Estonia’s public governance is citizen-centric, so the intention is not only to provide online services but to offer them proactively and connect events taking place in people’s lives. E-marriage is the first life event service in force in Estonia, and many more are to be following suit soon, such as childbirth.
The newly introduced life event service was implemented as a digital marriage application, enabling data submission remotely in the e-population register environment. You would still have to (and most likely want to) be present for the wedding ceremony itself; solely the administrative process leading up to “I do”-s is now more convenient.
E-population register will guide you through a series of steps, asking for the data of the future spouse, keeping or changing the surname of one spouse, deciding the forms of proprietary, and finally paying the 30€ state fee. It sounds simple, and it is, but not an immediate process. This is not due to technological incapabilities but rather because such a decision with long-term consequences needs proper thinking time. Therefore, there is a one-month evaluation time in place before the bill for the state fee and approved decision will pop to your mailbox.
However, this is not your typical ticking the “I have read the Terms & Conditions” box but submitting requires your full attention and fulfilment of marrying conditions. Such as being of legal age, not being a direct relative of the ascendant and descendent, and of course, currently not married.

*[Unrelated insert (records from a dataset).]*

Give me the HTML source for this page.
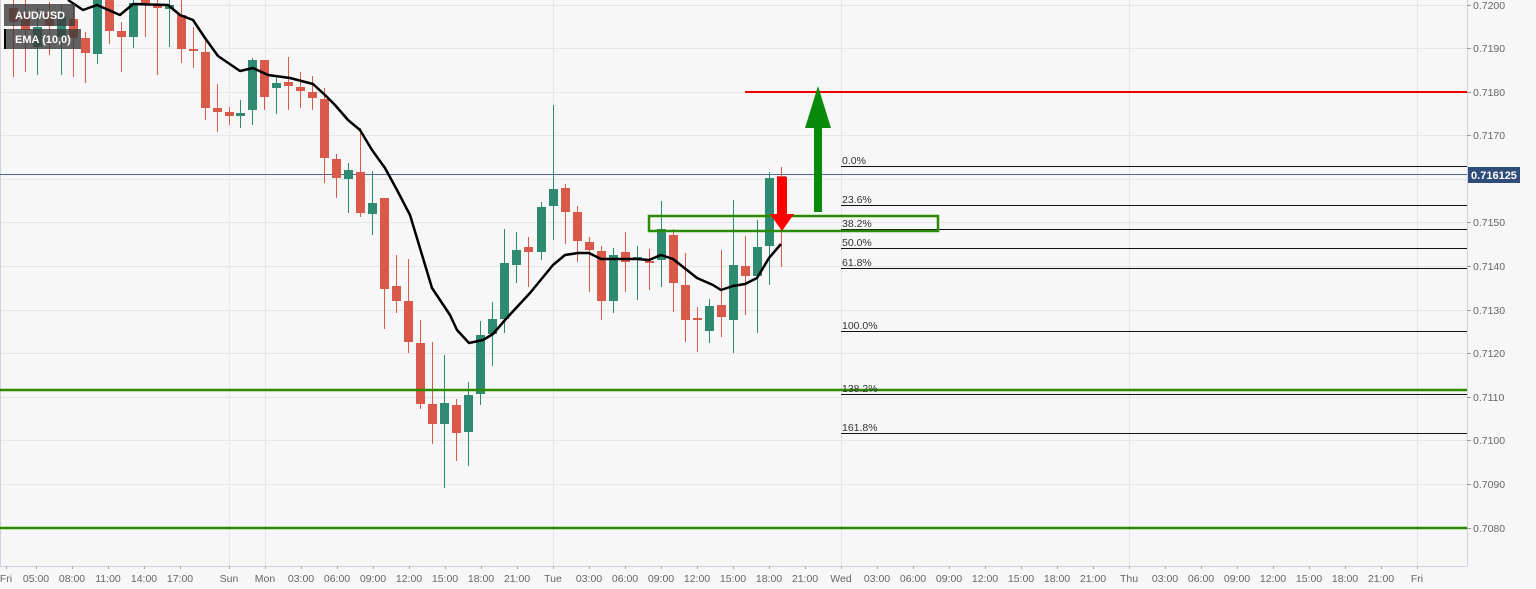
<!DOCTYPE html>
<html><head><meta charset="utf-8"><style>
html,body{margin:0;padding:0;background:#f7f7f7;}
svg{display:block;font-family:"Liberation Sans",Arial,sans-serif;}
</style></head><body>
<svg width="1536" height="589" viewBox="0 0 1536 589" xmlns="http://www.w3.org/2000/svg">
<rect x="0" y="0" width="1536" height="589" fill="#f7f7f7"/>
<g stroke="#e6e6e6" stroke-width="1">
<line x1="0" y1="5.5" x2="1467" y2="5.5"/><line x1="0" y1="48.5" x2="1467" y2="48.5"/><line x1="0" y1="92.5" x2="1467" y2="92.5"/><line x1="0" y1="135.5" x2="1467" y2="135.5"/><line x1="0" y1="179.5" x2="1467" y2="179.5"/><line x1="0" y1="222.5" x2="1467" y2="222.5"/><line x1="0" y1="266.5" x2="1467" y2="266.5"/><line x1="0" y1="310.5" x2="1467" y2="310.5"/><line x1="0" y1="353.5" x2="1467" y2="353.5"/><line x1="0" y1="397.5" x2="1467" y2="397.5"/><line x1="0" y1="440.5" x2="1467" y2="440.5"/><line x1="0" y1="484.5" x2="1467" y2="484.5"/><line x1="0" y1="528.5" x2="1467" y2="528.5"/>
<line x1="229.5" y1="0" x2="229.5" y2="566"/><line x1="265.5" y1="0" x2="265.5" y2="566"/><line x1="553.5" y1="0" x2="553.5" y2="566"/><line x1="841.5" y1="0" x2="841.5" y2="566"/><line x1="1129.5" y1="0" x2="1129.5" y2="566"/><line x1="1417.5" y1="0" x2="1417.5" y2="566"/>
</g>
<line x1="0" y1="566.5" x2="1467" y2="566.5" stroke="#ccd3de"/>
<line x1="1467.5" y1="0" x2="1467.5" y2="566" stroke="#ccd3de"/>
<line x1="0.5" y1="0" x2="0.5" y2="566" stroke="#ccd3de"/>
<line x1="0" y1="174.5" x2="1467" y2="174.5" stroke="#4a6a96" stroke-width="1"/>
<g id="candles"></g>
<polyline fill="none" stroke="#000" stroke-width="2.5" stroke-linejoin="round" points="68,0 83,10 97,5 120,15 133,4 168,5 180,15 193,20 205,38 218,56 240,71 253,68 268,75 290,78 313,84 325,95 335,105 348,120 360,130 372,150 385,168 397,190 410,215 432,288 450,315 457,330 469,343 483,340 493,334 505,320 517,307 530,293 553,265 565,255 578,253 589,253 601,259 613,259 637,259 649,260 661,255 673,259 697,278 713,285 721,290 733,286 745,284 757,278 769,258 781,244"/>
<line x1="745" y1="92" x2="1467" y2="92" stroke="#ee0000" stroke-width="2"/>
<line x1="0" y1="390" x2="1467" y2="390" stroke="#2a8a00" stroke-width="2.5"/>
<line x1="0" y1="528" x2="1467" y2="528" stroke="#2a8a00" stroke-width="2.5"/>
<g stroke="#111" stroke-width="1">
<line x1="841" y1="166.5" x2="1467" y2="166.5"/><line x1="841" y1="205.5" x2="1467" y2="205.5"/><line x1="841" y1="229.5" x2="1467" y2="229.5"/><line x1="841" y1="248.5" x2="1467" y2="248.5"/><line x1="841" y1="268.5" x2="1467" y2="268.5"/><line x1="841" y1="331.5" x2="1467" y2="331.5"/><line x1="841" y1="394.5" x2="1467" y2="394.5"/><line x1="841" y1="433.5" x2="1467" y2="433.5"/>
</g>
<g font-size="10.5" fill="#333">
<text x="842" y="164">0.0%</text><text x="842" y="203">23.6%</text><text x="842" y="227">38.2%</text><text x="842" y="246">50.0%</text><text x="842" y="266">61.8%</text><text x="842" y="329">100.0%</text><text x="842" y="392">138.2%</text><text x="842" y="431">161.8%</text>
</g>
<rect x="649" y="216" width="289" height="15" fill="none" stroke="#2a8a00" stroke-width="2.5"/>
<polygon points="814,212 822,212 822,128 831,128 818,86 805,128 814,128" fill="#0a8a0a"/>
<polygon points="777,177 787,177 787,214 794,214 782,231 770,214 777,214" fill="#ff0000"/>
<g font-size="10.5" fill="#666">
<text x="1473" y="9">0.7200</text><text x="1473" y="52">0.7190</text><text x="1473" y="96">0.7180</text><text x="1473" y="139">0.7170</text><text x="1473" y="183">0.7160</text><text x="1473" y="226">0.7150</text><text x="1473" y="270">0.7140</text><text x="1473" y="314">0.7130</text><text x="1473" y="357">0.7120</text><text x="1473" y="401">0.7110</text><text x="1473" y="444">0.7100</text><text x="1473" y="488">0.7090</text><text x="1473" y="532">0.7080</text>
</g>
<g stroke="#999"><line x1="1467" y1="5.5" x2="1471" y2="5.5"/><line x1="1467" y1="48.5" x2="1471" y2="48.5"/><line x1="1467" y1="92.5" x2="1471" y2="92.5"/><line x1="1467" y1="135.5" x2="1471" y2="135.5"/><line x1="1467" y1="222.5" x2="1471" y2="222.5"/><line x1="1467" y1="266.5" x2="1471" y2="266.5"/><line x1="1467" y1="310.5" x2="1471" y2="310.5"/><line x1="1467" y1="353.5" x2="1471" y2="353.5"/><line x1="1467" y1="397.5" x2="1471" y2="397.5"/><line x1="1467" y1="440.5" x2="1471" y2="440.5"/><line x1="1467" y1="484.5" x2="1471" y2="484.5"/><line x1="1467" y1="528.5" x2="1471" y2="528.5"/></g>
<rect x="1468" y="167" width="52" height="16" fill="#2f4d78"/>
<text x="1494" y="179" font-size="11" font-weight="bold" fill="#fff" text-anchor="middle">0.716125</text>
<g font-size="10.5" fill="#666" text-anchor="middle" id="xl"></g>
<g stroke="#aaa" id="xt"></g>
<rect x="4" y="4" width="71" height="22" fill="#3c3c3c" fill-opacity="0.8"/>
<text x="15" y="19" font-size="11" font-weight="bold" fill="#fff">AUD/USD</text>
<rect x="4" y="29" width="77" height="20" fill="#3c3c3c" fill-opacity="0.8"/>
<rect x="4" y="29" width="2" height="20" fill="#000"/>
<text x="15" y="43" font-size="11" font-weight="bold" fill="#fff">EMA (10,0)</text>
</svg>
<script>
var C=[
[13,8,22,0,77,'r'],[25,14,30,0,72,'r'],[37,27,47,8,75,'g'],[49,14,26,2,55,'r'],[61,15,37,4,75,'g'],[73,19,38,5,77,'r'],[85,38,53,32,83,'r'],[97,0,54,0,64,'g'],[109,0,31,0,44,'r'],[121,31,37,22,72,'r'],[133,3,37,0,48,'g'],[145,0,3,0,37,'r'],[157,5,8,0,75,'r'],[169,5,9,0,47,'g'],[181,15,49,0,63,'r'],[193,49,51,27,68,'r'],[205,52,108,37,120,'r'],[217,108,112,84,132,'r'],[229,112,116,107,125,'r'],
[240,113,116,100,128,'g'],[252,60,110,58,125,'g'],[264,60,97,60,110,'r'],[276,83,88,77,114,'g'],[288,82,86,57,110,'r'],[300,87,91,72,108,'r'],[312,92,98,76,110,'r'],[324,99,158,88,183,'r'],[336,159,178,154,198,'r'],[348,170,179,163,213,'g'],[360,172,213,128,217,'r'],[372,203,214,171,235,'g'],[384,198,289,198,329,'r'],[396,286,301,255,313,'r'],[408,301,342,259,353,'r'],[420,343,404,320,409,'r'],[432,404,424,342,444,'r'],[444,403,424,355,488,'g'],[456,405,433,399,461,'r'],[468,395,432,382,466,'g'],[480,335,394,321,405,'g'],[492,319,334,302,366,'g'],[504,263,319,229,333,'g'],
[516,250,265,232,283,'g'],[528,247,252,237,287,'r'],[541,207,252,202,260,'g'],[553,189,206,105,240,'g'],[565,188,212,184,244,'r'],[577,212,241,206,262,'r'],[589,242,250,237,292,'r'],[601,251,301,246,320,'r'],[613,255,301,248,313,'g'],[625,252,262,232,292,'r'],[637,257,259,246,300,'g'],[649,261,263,249,290,'r'],[661,229,260,201,287,'g'],[673,235,283,229,312,'r'],[685,285,320,253,342,'r'],[697,318,320,307,352,'r'],[709,306,331,299,343,'g'],[721,305,317,250,337,'r'],[733,265,320,200,353,'g'],[745,266,276,236,315,'r'],[757,247,276,220,333,'g'],[769,178,246,172,285,'g'],[781,176,180,167,267,'r']];
var s='';C.forEach(function(c){var col=c[5]=='g'?'#2f8a72':'#d9594a';
s+='<line x1="'+c[0]+'.5" y1="'+c[3]+'" x2="'+c[0]+'.5" y2="'+c[4]+'" stroke="'+col+'" stroke-width="1"/>';
s+='<rect x="'+(c[0]-4)+'" y="'+c[1]+'" width="9" height="'+Math.max(2,c[2]-c[1])+'" fill="'+col+'"/>';});
document.getElementById('candles').innerHTML=s;
var L=[['Fri',6],['05:00',36],['08:00',72],['11:00',108],['14:00',144],['17:00',180],['Sun',229],['Mon',265]];
var h=['03:00','06:00','09:00','12:00','15:00','18:00','21:00'];
[['Mon',265],['Tue',553],['Wed',841],['Thu',1129]].forEach(function(d,i){if(i>0)L.push(d);for(var k=0;k<7;k++)L.push([h[k],d[1]+36*(k+1)]);});
L.push(['Fri',1417]);
var t='',k='';L.forEach(function(l){t+='<text x="'+l[1]+'" y="582">'+l[0]+'</text>';k+='<line x1="'+l[1]+'.5" y1="566" x2="'+l[1]+'.5" y2="569"/>';});
document.getElementById('xl').innerHTML=t;document.getElementById('xt').innerHTML=k;
</script>
</body></html>
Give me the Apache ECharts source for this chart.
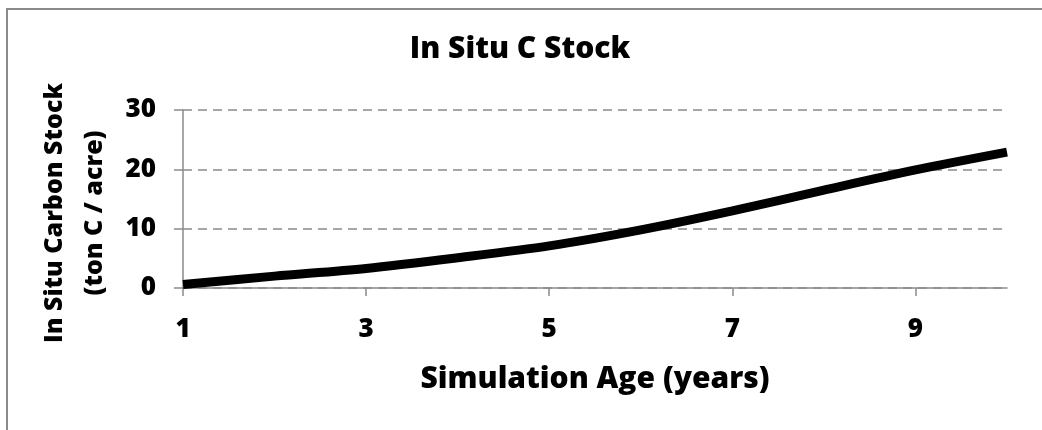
<!DOCTYPE html>
<html>
<head>
<meta charset="utf-8">
<script src="https://cdn.jsdelivr.net/npm/echarts@6/dist/echarts.min.js"></script>
<style>
  html, body { margin: 0; padding: 0; background: #fff; }
  #chart { width: 1042px; height: 430px; }
</style>
</head>
<body>
<div id="chart"></div>
<script>
var ages = ['1', '2', '3', '4', '5', '6', '7', '8', '9', '10'];
var carbonStock = [0.6, 2.0, 3.3, 5.1, 7.1, 9.8, 13.0, 16.5, 19.9, 22.9];
var yTicks = [0, 10, 20, 30];

var font = '"Open Sans", "DejaVu Sans", sans-serif';
var gray = '#8a8a8a';

var dom = document.getElementById('chart');
var myChart = echarts.init(dom);
var option = {
  backgroundColor: '#fff',
  animation: false,
  title: {
    text: 'In Situ C Stock',
    left: 515,
    top: 29,
    textAlign: 'center',
    textStyle: {
      color: '#000',
      fontFamily: font,
      fontWeight: 800,
      fontSize: 30
    }
  },
  graphic: [{
    type: 'rect',
    shape: { x: 7, y: 9, width: 1100, height: 500 },
    style: { fill: null, stroke: gray, lineWidth: 2 },
    silent: true
  }],
  grid: {
    left: 183,
    right: 35,
    top: 110,
    bottom: 142
  },
  xAxis: {
    type: 'category',
    data: ages,
    boundaryGap: false,
    name: 'Simulation Age (years)',
    nameLocation: 'middle',
    nameGap: 76,
    nameTextStyle: {
      color: '#000',
      fontFamily: font,
      fontWeight: 800,
      fontSize: 30
    },
    axisLine: { lineStyle: { color: gray, width: 1.5 } },
    axisTick: { show: true, interval: 1, length: 8, lineStyle: { color: gray, width: 1.5 } },
    axisLabel: {
      interval: 1,
      margin: 29,
      color: '#000',
      fontFamily: font,
      fontWeight: 800,
      fontSize: 26
    },
    splitLine: { show: false }
  },
  yAxis: {
    type: 'value',
    min: yTicks[0],
    max: yTicks[yTicks.length - 1],
    interval: 10,
    name: 'In Situ Carbon Stock\n(ton C / acre)',
    nameLocation: 'middle',
    nameGap: 62,
    nameTextStyle: {
      color: '#000',
      fontFamily: font,
      fontWeight: 800,
      fontSize: 25,
      lineHeight: 40,
      padding: [0, 28, 0, 0]
    },
    axisLine: { show: true, lineStyle: { color: gray, width: 1.5 } },
    axisTick: { show: true, length: 9, lineStyle: { color: gray, width: 1.5 } },
    axisLabel: {
      margin: 27,
      color: '#000',
      fontFamily: font,
      fontWeight: 800,
      fontSize: 26
    },
    splitLine: {
      show: true,
      lineStyle: { color: gray, width: 1.5, type: [9, 6] }
    }
  },
  series: [
    {
      name: 'In Situ C Stock',
      type: 'line',
      data: carbonStock,
      smooth: 0.3,
      showSymbol: false,
      lineStyle: { color: '#000', width: 9 }
    }
  ]
};
myChart.setOption(option, true);
</script>
</body>
</html>
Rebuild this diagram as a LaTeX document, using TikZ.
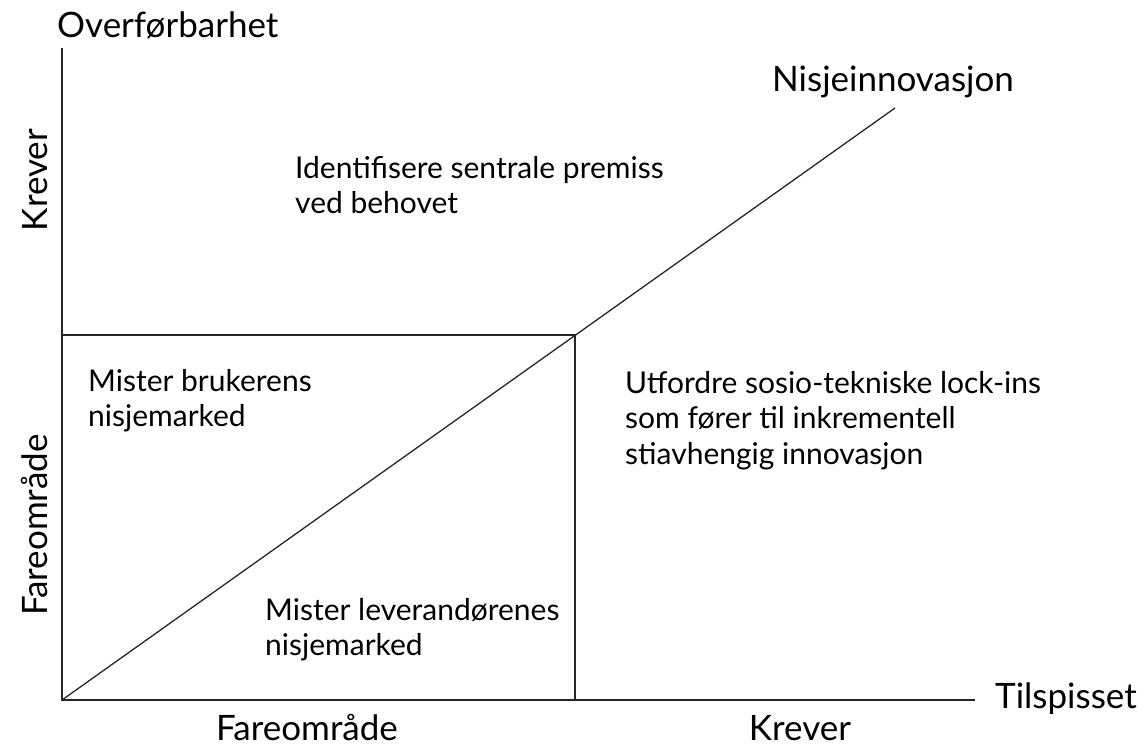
\documentclass[tikz,border=0pt]{standalone}
\usepackage{fontspec}
\setmainfont{Lato}
\begin{document}
\begin{tikzpicture}[x=1pt,y=-1pt,
  ln/.style={line width=1.3pt, black!85},
  big/.style={font=\fontsize{35}{40}\selectfont, inner sep=0pt},
  body/.style={font=\fontsize{30}{35.5}\selectfont, inner sep=0pt, align=left}]
\useasboundingbox (0,0) rectangle (1145,749);
\coordinate (O) at (62,700);
\coordinate (ytop) at (62,48);
\coordinate (xend) at (975,700);
\coordinate (bx) at (575,335);
\coordinate (dend) at (895,108);
\draw[ln] (ytop) -- (O) -- (xend);
\draw[ln] (O |- bx) -- (bx) -- (bx |- O);
\draw[ln] (O) -- (dend);
\node[big, anchor=base west] (ylab) at (57,38) {Overførbarhet};
\node[big, anchor=base west] (nis) at (772,92) {Nisjeinnovasjon};
\node[big, anchor=base west] (til) at (995,708) {Tilspisset};
\node[big, anchor=base] (fx) at (307,740) {Fareområde};
\node[big, anchor=base] (kx) at (800,740) {Krever};
\node[big, rotate=90, anchor=base] (ky) at (47,180) {Krever};
\node[big, rotate=90, anchor=base] (fy) at (47,525) {Fareområde};
\node[body, anchor=base west] (t1) at (295,213.5) {Identifisere sentrale premiss\\ved behovet};
\node[body, anchor=base west] (t2) at (88,426.5) {Mister brukerens\\nisjemarked};
\node[body, anchor=base west] (t3) at (625,464) {Utfordre sosio-tekniske lock-ins\\som fører til inkrementell\\stiavhengig innovasjon};
\node[body, anchor=base west] (t4) at (265,655.5) {Mister leverandørenes\\nisjemarked};
\end{tikzpicture}
\end{document}
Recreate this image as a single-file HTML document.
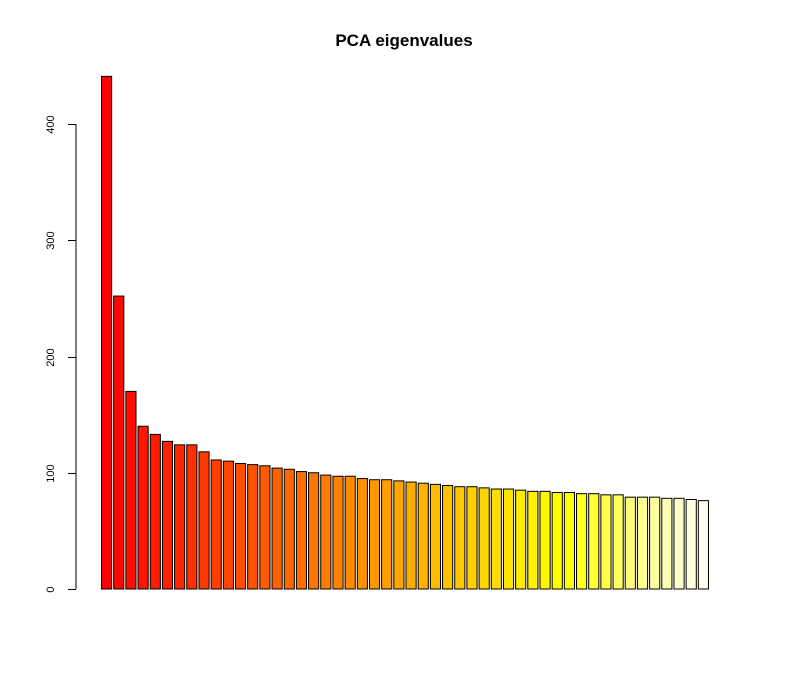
<!DOCTYPE html>
<html><head><meta charset="utf-8"><style>
html,body{margin:0;padding:0;background:#fff;}
svg{display:block;font-family:"Liberation Sans",Arial,sans-serif;}
</style></head><body>
<svg id="chart" width="809" height="691" viewBox="0 0 809 691">
<text x="404" y="46" text-anchor="middle" font-size="17" font-weight="bold">PCA eigenvalues</text>
<g id="yaxis"></g>
<g id="bars"></g>
</svg>
<script>
const values = [441,252,170,140,133,127,124,124,118,111,110,108,107,106,104,103,101,100,98,97,97,95,94,94,93,92,91,90,89,88,88,87,86,86,85,84,84,83,83,82,82,81,81,79,79,79,78,78,77,76];
const yTicks = [0,100,200,300,400];
const yTickLabels = ["0","100","200","300","400"];

const NS="http://www.w3.org/2000/svg";
const y0=589, pxPer=465/400;
function yScale(v){return y0 - v*pxPer;}
const left=101.5, pitch=12.18, bw=10.15;
function xScale(i){return left + i*pitch;}

function heatColors(n){
  const j=Math.floor(n/4), i=n-j, out=[];
  for(let k=0;k<i;k++){const g=Math.round(255*(k/(i-1)));out.push(`rgb(255,${g},0)`);}
  for(let k=0;k<j;k++){const s=(1-1/(2*j)) - k*((1-1/j)/(j-1));out.push(`rgb(255,255,${Math.round(255*(1-s))})`);}
  return out;
}
const cols=heatColors(values.length);

const ax=document.getElementById('yaxis');
const line=document.createElementNS(NS,'line');


line.setAttribute('x1',76);line.setAttribute('x2',76);
line.setAttribute('y1',yScale(yTicks[yTicks.length-1]));line.setAttribute('y2',yScale(yTicks[0]));
line.setAttribute('stroke','#000');line.setAttribute('stroke-width','1');
ax.appendChild(line);
yTicks.forEach((t,k)=>{
  const y=Math.round(yScale(t))+0.5;
  const tk=document.createElementNS(NS,'line');
  
  
  tk.setAttribute('x1',68);tk.setAttribute('x2',76);tk.setAttribute('y1',y);tk.setAttribute('y2',y);
  tk.setAttribute('stroke','#000');
  ax.appendChild(tk);
  const tx=document.createElementNS(NS,'text');
  
  
  tx.setAttribute('x',54);tx.setAttribute('y',y);
  tx.setAttribute('font-size','11');tx.setAttribute('text-anchor','middle');
  tx.setAttribute('transform',`rotate(-90 54 ${y})`);
  tx.textContent=yTickLabels[k];
  ax.appendChild(tx);
});
const bg=document.getElementById('bars');
values.forEach((v,i)=>{
  const r=document.createElementNS(NS,'rect');
  
  
  const yt=yScale(v);
  r.setAttribute('x',xScale(i));r.setAttribute('y',yt);
  r.setAttribute('width',bw);r.setAttribute('height',y0-yt);
  r.setAttribute('fill',cols[i]);r.setAttribute('stroke','#000');r.setAttribute('stroke-width','1');
  bg.appendChild(r);
});
</script>
</body></html>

E-marriage seems to have been welcomed – in just a couple of days, over 30 applications have been submitted, and users seem to have only good words to share about the experience. And it’s not hard to see why. More than half of Estonia is covered with natural landscape, so why wouldn’t I want my wedding location to have idyllic views? But to get married in a more remote municipality, I would have needed to take several on-site visits to submit the pre-marriage paperwork, spending more valuable time and money.
Now, however, I could submit the application from my living room sofa and walk down the aisle in a picturesque bog. Doesn’t this sound sublime to turn the statistics for marriage for the increase curve again in Estonia? I most definitely will be waiting for my Prince Charming to give the e-marriage a try!